Problem to work on: Only the lines from the start of the data below through the line that contains "(0,0) rectangle (910,320);" are to be copied, exactly and without pictures.

Recorded data:
- - - -
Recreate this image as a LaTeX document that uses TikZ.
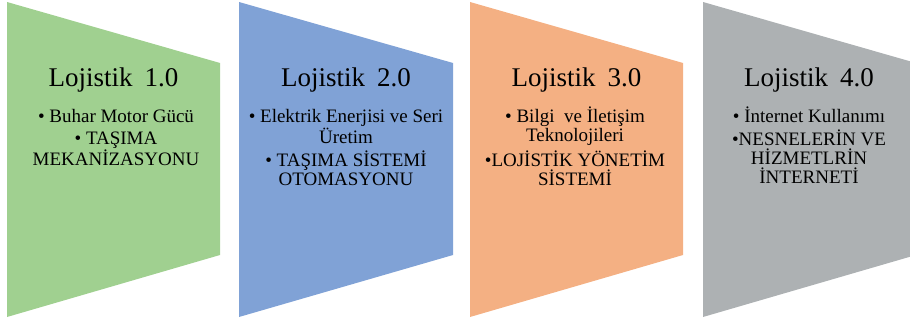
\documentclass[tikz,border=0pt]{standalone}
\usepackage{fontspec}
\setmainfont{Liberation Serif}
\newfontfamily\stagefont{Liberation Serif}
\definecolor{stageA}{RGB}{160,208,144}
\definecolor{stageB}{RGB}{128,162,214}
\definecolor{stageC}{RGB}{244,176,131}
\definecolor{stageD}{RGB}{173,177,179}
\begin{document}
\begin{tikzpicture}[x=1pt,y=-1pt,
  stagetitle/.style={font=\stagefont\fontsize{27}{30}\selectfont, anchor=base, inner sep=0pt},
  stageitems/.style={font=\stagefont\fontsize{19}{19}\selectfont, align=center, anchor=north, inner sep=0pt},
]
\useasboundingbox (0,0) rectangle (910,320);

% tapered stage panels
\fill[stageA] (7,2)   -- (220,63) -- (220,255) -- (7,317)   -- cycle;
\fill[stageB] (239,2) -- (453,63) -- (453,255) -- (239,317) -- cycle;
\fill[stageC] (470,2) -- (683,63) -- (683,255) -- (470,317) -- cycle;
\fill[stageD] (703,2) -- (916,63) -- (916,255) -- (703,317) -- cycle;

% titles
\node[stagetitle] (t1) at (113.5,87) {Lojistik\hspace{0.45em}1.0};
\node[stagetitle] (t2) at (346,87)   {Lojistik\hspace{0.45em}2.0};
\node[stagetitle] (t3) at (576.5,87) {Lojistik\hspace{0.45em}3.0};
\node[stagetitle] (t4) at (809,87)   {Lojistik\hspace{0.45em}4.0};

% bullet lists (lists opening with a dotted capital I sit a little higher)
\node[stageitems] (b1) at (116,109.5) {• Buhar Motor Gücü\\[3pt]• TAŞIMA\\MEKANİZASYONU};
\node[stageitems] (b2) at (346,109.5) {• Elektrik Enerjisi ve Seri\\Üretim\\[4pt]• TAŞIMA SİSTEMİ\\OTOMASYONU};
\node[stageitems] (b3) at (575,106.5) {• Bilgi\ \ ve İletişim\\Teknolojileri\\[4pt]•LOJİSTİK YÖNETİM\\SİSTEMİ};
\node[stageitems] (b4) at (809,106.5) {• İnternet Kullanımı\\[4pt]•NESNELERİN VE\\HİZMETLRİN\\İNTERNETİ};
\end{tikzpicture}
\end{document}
- - - -
Result of this task:
Recreate this image as a LaTeX document that uses TikZ.
\documentclass[tikz,border=0pt]{standalone}
\usepackage{fontspec}
\setmainfont{Liberation Serif}
\newfontfamily\stagefont{Liberation Serif}
\definecolor{stageA}{RGB}{160,208,144}
\definecolor{stageB}{RGB}{128,162,214}
\definecolor{stageC}{RGB}{244,176,131}
\definecolor{stageD}{RGB}{173,177,179}
\begin{document}
\begin{tikzpicture}[x=1pt,y=-1pt,
  stagetitle/.style={font=\stagefont\fontsize{27}{30}\selectfont, anchor=base, inner sep=0pt},
  stageitems/.style={font=\stagefont\fontsize{19}{19}\selectfont, align=center, anchor=north, inner sep=0pt},
]
\useasboundingbox (0,0) rectangle (910,320);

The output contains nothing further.